AVAILABLE RECORDS:
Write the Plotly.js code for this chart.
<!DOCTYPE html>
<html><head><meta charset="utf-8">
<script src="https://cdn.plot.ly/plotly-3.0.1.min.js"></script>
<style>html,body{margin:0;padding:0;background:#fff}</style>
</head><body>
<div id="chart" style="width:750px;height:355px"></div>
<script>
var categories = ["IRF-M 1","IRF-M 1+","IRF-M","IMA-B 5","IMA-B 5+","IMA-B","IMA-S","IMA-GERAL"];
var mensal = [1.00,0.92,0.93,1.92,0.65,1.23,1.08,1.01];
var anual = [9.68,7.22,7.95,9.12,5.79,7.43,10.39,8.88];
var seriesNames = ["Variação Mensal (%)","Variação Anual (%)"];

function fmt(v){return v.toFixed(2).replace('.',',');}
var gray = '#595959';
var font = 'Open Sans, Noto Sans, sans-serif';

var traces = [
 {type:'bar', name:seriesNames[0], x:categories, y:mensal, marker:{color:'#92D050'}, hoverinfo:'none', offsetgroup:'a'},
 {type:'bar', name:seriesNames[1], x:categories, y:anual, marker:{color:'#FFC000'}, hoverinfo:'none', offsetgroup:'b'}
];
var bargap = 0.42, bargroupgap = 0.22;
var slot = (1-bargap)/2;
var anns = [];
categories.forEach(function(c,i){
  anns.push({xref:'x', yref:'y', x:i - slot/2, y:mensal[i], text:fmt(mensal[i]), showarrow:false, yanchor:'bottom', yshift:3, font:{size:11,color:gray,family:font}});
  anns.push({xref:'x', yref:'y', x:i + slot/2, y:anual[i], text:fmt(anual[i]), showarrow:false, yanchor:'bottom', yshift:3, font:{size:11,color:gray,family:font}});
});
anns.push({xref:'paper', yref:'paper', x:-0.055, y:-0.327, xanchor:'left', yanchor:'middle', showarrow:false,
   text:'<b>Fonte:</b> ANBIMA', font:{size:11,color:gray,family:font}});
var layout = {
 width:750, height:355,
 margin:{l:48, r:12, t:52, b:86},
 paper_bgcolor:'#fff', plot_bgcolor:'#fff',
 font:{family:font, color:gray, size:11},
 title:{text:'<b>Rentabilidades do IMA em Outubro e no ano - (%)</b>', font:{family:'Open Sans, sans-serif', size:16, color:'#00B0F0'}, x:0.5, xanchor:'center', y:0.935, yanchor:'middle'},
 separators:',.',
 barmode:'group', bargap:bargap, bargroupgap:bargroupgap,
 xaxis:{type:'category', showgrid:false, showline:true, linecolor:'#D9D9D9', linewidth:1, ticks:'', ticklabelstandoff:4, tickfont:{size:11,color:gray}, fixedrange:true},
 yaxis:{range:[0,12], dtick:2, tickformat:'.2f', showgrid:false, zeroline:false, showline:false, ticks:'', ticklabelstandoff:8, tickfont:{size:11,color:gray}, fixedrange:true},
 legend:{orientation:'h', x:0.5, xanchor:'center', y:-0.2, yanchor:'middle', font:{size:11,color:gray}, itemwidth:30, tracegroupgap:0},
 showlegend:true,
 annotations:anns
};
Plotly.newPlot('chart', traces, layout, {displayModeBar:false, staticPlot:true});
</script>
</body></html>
--
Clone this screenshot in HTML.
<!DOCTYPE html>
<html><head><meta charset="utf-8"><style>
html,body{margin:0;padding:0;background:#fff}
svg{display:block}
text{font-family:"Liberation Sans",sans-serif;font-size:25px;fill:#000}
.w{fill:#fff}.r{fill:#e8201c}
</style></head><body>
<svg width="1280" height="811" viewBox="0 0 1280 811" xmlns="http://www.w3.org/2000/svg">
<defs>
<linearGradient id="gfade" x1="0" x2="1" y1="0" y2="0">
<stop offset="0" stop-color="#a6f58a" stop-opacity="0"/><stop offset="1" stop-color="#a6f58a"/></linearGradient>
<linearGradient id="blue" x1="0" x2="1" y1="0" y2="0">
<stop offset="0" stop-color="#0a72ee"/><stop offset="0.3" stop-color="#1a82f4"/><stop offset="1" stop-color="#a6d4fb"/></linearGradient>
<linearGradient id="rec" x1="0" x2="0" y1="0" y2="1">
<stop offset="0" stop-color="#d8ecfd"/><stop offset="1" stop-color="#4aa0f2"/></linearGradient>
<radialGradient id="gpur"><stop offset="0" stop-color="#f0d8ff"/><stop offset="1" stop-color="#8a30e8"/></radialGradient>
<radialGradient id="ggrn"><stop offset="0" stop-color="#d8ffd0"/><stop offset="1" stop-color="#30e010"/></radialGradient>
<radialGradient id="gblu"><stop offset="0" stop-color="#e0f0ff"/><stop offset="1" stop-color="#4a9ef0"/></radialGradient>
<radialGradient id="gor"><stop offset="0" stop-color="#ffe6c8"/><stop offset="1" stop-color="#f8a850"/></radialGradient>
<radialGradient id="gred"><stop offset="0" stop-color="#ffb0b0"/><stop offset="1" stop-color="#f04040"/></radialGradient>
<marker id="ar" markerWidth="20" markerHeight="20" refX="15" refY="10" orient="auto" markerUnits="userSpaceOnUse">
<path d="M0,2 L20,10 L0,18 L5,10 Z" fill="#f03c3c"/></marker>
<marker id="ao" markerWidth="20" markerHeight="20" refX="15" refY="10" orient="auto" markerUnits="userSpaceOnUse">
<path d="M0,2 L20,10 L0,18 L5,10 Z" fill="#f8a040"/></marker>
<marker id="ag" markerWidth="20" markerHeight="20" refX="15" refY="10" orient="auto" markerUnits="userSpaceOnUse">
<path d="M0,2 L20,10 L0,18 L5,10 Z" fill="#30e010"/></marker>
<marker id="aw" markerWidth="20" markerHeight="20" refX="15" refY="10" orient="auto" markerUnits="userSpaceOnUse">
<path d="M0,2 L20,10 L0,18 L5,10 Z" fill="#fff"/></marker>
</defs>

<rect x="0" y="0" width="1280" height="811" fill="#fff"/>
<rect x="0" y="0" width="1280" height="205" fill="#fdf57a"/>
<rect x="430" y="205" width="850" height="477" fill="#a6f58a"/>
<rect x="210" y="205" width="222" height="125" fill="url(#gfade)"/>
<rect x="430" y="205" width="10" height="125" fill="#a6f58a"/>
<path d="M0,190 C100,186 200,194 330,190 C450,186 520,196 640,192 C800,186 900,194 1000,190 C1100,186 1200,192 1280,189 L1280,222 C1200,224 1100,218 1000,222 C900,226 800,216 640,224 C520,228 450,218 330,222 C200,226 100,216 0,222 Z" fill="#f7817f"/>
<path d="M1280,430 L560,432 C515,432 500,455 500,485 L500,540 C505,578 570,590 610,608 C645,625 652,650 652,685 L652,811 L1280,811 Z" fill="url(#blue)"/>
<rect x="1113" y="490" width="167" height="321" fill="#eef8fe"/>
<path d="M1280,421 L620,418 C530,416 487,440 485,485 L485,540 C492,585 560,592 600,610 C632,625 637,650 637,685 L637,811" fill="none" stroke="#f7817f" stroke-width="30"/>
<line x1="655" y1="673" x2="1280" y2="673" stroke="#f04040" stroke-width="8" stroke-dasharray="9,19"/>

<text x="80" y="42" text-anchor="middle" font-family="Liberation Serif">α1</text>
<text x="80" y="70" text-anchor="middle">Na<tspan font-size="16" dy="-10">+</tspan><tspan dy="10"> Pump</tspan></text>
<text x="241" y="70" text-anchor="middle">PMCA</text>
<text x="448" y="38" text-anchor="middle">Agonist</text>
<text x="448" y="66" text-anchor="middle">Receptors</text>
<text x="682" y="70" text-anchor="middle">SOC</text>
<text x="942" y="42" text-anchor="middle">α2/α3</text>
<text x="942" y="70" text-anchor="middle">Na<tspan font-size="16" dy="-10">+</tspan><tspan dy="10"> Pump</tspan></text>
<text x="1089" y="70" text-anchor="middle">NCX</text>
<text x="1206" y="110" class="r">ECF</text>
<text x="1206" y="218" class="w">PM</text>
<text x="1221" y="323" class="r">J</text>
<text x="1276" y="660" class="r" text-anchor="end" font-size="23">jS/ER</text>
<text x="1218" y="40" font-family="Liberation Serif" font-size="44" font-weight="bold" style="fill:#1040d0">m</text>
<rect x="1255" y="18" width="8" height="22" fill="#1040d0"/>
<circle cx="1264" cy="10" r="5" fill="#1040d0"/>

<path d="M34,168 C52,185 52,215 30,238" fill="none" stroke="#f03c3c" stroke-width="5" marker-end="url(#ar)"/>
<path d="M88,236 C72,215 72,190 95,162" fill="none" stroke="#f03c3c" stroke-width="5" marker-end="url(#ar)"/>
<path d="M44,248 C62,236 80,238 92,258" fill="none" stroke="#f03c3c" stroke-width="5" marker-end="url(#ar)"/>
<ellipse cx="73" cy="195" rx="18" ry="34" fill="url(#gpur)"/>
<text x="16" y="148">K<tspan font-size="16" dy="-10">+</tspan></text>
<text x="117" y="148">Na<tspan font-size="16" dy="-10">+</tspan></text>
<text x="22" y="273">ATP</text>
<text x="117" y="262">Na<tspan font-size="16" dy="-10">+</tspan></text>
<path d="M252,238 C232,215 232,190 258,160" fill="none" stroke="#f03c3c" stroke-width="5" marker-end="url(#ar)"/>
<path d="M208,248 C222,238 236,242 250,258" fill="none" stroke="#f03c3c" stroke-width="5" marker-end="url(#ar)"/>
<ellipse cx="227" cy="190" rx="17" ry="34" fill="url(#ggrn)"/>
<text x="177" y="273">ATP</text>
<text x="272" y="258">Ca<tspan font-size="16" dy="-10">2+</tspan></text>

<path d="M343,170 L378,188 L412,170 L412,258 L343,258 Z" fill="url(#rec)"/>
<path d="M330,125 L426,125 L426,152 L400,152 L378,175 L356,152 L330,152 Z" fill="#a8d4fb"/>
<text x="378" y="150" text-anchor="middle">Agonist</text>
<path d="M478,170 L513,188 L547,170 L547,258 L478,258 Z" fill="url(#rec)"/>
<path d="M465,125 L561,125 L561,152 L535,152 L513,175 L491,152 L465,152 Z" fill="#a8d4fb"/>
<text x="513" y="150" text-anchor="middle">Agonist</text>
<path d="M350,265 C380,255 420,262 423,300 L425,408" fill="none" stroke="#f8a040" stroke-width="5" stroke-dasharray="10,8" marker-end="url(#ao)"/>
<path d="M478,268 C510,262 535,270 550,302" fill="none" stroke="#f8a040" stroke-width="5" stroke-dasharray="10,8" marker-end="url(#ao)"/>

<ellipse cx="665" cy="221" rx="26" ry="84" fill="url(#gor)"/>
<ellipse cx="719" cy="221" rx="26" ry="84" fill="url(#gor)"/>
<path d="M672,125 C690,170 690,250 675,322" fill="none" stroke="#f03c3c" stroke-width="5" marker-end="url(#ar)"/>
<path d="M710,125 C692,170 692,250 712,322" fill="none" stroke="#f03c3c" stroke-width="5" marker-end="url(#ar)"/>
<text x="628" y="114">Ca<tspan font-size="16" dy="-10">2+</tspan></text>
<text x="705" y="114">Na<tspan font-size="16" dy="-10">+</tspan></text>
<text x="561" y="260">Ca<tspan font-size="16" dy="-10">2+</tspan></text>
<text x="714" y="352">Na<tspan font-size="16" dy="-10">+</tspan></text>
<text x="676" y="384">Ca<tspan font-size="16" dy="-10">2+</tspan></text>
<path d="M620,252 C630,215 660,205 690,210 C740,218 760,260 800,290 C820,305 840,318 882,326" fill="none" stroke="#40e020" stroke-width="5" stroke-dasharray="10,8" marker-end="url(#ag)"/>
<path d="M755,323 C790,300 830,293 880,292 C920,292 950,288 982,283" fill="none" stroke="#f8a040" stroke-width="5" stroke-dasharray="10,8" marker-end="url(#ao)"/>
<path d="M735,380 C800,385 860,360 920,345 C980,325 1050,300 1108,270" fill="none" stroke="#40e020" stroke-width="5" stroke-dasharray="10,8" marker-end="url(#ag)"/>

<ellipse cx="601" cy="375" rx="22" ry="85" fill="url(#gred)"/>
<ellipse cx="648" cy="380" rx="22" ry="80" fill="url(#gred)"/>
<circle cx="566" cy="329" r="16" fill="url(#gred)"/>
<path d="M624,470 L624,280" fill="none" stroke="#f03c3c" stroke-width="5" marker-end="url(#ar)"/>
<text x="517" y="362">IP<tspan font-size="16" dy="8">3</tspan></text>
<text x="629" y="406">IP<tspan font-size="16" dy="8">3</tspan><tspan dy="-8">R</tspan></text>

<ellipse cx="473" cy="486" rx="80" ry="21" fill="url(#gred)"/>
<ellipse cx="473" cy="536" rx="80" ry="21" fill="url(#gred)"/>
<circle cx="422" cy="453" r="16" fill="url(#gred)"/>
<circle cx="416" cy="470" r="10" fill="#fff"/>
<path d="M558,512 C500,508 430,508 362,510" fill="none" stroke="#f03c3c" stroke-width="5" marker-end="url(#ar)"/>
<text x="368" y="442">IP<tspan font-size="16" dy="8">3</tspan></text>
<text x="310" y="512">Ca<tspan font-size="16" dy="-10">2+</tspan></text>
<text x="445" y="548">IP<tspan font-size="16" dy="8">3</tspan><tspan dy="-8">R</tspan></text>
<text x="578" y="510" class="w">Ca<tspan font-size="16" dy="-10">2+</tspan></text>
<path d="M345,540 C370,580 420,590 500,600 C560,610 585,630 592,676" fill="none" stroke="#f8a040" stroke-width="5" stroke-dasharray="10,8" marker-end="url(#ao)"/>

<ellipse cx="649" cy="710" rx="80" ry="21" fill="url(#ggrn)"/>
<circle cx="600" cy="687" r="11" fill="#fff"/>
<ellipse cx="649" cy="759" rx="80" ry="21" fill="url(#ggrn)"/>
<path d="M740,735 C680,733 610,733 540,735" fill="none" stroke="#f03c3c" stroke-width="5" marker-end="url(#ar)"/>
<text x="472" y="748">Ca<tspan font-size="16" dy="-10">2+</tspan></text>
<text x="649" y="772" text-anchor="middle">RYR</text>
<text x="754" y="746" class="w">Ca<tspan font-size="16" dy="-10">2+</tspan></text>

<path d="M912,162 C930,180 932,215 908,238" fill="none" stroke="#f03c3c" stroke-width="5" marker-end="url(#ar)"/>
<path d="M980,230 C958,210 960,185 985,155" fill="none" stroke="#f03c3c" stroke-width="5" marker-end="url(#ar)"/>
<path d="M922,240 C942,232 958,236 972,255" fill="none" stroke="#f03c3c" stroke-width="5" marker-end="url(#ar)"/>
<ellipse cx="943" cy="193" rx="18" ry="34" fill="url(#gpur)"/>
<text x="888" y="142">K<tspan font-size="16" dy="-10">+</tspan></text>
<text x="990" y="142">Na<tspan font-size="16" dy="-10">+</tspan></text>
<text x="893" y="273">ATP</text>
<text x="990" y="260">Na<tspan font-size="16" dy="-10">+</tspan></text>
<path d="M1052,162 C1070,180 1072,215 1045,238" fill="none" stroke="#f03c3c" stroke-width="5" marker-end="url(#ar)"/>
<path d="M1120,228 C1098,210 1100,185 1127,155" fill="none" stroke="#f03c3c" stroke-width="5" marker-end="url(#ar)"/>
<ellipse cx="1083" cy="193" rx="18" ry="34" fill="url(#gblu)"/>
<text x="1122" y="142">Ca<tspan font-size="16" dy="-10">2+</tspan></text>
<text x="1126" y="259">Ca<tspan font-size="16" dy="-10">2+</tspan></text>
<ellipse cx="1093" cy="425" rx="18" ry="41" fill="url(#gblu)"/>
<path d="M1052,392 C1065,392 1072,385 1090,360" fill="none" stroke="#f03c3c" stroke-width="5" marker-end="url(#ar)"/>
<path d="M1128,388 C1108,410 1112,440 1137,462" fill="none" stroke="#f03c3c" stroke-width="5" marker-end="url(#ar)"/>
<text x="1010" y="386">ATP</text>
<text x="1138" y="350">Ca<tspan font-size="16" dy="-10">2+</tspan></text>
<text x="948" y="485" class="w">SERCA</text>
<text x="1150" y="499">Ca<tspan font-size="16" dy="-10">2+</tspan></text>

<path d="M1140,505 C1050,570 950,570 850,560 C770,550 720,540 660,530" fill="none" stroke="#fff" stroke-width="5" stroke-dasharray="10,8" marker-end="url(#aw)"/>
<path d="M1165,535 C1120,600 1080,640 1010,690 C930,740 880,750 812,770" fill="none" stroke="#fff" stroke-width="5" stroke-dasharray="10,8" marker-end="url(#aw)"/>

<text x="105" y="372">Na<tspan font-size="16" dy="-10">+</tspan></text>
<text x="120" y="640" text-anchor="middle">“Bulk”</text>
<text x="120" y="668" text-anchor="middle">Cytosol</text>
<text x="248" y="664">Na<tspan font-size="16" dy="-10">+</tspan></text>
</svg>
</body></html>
* * *
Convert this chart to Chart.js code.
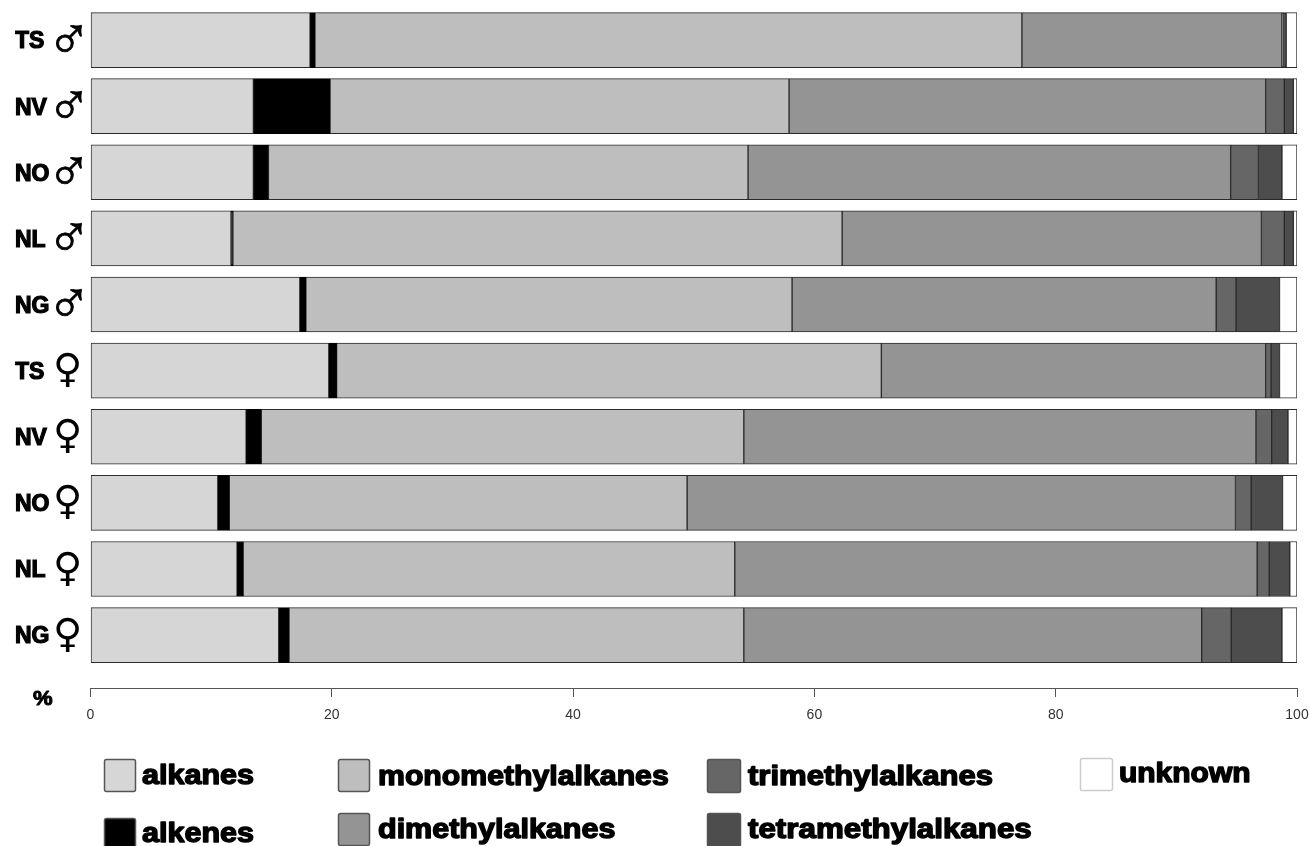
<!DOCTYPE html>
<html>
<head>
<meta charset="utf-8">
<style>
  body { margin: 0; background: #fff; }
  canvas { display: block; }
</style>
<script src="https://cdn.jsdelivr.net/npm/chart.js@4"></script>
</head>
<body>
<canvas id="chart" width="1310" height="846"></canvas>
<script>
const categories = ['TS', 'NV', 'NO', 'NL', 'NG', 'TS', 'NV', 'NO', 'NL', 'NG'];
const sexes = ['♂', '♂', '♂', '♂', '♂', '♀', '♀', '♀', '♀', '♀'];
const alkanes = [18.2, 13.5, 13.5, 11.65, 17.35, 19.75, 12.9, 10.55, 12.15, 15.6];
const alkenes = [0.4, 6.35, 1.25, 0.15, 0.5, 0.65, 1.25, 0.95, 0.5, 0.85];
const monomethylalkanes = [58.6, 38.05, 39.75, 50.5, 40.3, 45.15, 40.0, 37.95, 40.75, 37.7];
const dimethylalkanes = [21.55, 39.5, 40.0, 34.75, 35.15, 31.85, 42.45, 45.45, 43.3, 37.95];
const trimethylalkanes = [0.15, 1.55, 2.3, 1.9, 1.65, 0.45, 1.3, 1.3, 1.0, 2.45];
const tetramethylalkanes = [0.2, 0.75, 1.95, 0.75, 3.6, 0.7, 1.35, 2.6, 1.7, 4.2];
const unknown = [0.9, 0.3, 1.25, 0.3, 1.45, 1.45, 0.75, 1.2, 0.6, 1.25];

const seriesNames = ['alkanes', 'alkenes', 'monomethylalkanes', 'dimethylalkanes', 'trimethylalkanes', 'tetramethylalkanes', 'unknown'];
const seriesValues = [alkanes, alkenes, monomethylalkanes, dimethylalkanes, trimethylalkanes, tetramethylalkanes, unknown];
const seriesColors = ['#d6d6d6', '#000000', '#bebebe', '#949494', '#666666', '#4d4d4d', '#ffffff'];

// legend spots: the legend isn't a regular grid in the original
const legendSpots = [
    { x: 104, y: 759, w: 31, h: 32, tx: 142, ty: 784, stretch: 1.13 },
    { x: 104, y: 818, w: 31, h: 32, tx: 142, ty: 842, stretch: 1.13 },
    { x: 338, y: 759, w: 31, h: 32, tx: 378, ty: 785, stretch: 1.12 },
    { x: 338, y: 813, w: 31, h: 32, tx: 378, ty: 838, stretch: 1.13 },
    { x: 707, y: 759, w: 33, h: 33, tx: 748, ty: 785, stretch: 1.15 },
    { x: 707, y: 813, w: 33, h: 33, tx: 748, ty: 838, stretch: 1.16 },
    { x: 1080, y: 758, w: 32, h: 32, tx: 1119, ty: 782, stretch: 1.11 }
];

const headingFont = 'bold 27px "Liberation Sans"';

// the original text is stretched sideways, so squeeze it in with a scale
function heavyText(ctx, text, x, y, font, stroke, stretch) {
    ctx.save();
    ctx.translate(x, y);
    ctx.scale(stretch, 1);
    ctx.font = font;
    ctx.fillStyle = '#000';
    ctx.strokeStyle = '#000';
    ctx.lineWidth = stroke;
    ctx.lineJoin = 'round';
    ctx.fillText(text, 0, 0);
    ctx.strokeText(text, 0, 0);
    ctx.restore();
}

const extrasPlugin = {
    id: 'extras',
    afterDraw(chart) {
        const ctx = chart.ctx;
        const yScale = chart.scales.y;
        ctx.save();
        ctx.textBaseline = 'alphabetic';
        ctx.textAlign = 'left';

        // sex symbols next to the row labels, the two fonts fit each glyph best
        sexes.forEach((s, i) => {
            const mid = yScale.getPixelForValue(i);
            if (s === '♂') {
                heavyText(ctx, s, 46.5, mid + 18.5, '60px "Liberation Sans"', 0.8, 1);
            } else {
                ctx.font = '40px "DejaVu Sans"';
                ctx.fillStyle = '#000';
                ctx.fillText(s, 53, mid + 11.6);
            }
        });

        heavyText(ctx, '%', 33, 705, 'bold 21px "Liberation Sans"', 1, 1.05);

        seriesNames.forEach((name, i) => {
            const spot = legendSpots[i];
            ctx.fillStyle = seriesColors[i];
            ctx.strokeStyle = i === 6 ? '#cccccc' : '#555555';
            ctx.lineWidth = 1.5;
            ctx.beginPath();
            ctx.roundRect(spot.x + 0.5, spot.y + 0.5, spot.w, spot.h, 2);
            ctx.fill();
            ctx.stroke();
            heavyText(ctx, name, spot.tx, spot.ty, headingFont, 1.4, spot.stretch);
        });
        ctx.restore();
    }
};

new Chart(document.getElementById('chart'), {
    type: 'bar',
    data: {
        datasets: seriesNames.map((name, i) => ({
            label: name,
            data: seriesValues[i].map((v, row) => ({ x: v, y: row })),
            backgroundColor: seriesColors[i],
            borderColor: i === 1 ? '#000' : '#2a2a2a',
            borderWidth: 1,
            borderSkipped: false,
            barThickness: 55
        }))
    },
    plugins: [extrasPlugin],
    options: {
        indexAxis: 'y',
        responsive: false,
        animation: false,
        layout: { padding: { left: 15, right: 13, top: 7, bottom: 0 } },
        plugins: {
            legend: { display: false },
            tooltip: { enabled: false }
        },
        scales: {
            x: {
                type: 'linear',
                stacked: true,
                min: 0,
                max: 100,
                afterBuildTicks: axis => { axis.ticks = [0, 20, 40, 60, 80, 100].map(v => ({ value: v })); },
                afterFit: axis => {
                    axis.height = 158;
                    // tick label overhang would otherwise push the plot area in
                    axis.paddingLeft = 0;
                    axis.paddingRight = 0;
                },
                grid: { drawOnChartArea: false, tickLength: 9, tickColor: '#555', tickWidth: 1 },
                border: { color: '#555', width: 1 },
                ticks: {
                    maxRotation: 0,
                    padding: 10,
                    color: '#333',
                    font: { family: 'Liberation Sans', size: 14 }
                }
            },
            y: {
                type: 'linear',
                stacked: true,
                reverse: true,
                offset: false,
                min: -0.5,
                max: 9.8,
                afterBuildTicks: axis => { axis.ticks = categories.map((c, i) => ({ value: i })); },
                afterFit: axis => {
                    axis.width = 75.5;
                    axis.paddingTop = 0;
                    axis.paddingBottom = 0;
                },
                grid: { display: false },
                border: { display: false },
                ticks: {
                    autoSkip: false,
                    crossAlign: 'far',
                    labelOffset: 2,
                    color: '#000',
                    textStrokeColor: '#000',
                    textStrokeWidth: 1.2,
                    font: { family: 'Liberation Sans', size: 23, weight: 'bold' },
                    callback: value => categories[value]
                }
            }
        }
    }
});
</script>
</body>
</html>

REQUIRED TASK:
Can you repeat, word for word, every line above from the one containing "Write the Plotly.js code for this chart." down to the one containing "var font = 'Open", including both?

FINAL RESULT:
Write the Plotly.js code for this chart.
<!DOCTYPE html>
<html><head><meta charset="utf-8">
<script src="https://cdn.plot.ly/plotly-3.0.1.min.js"></script>
<style>html,body{margin:0;padding:0;background:#fff}</style>
</head><body>
<div id="chart" style="width:750px;height:355px"></div>
<script>
var categories = ["IRF-M 1","IRF-M 1+","IRF-M","IMA-B 5","IMA-B 5+","IMA-B","IMA-S","IMA-GERAL"];
var mensal = [1.00,0.92,0.93,1.92,0.65,1.23,1.08,1.01];
var anual = [9.68,7.22,7.95,9.12,5.79,7.43,10.39,8.88];
var seriesNames = ["Variação Mensal (%)","Variação Anual (%)"];

function fmt(v){return v.toFixed(2).replace('.',',');}
var gray = '#595959';
var font = 'Open Sans, Noto Sans, sans-serif';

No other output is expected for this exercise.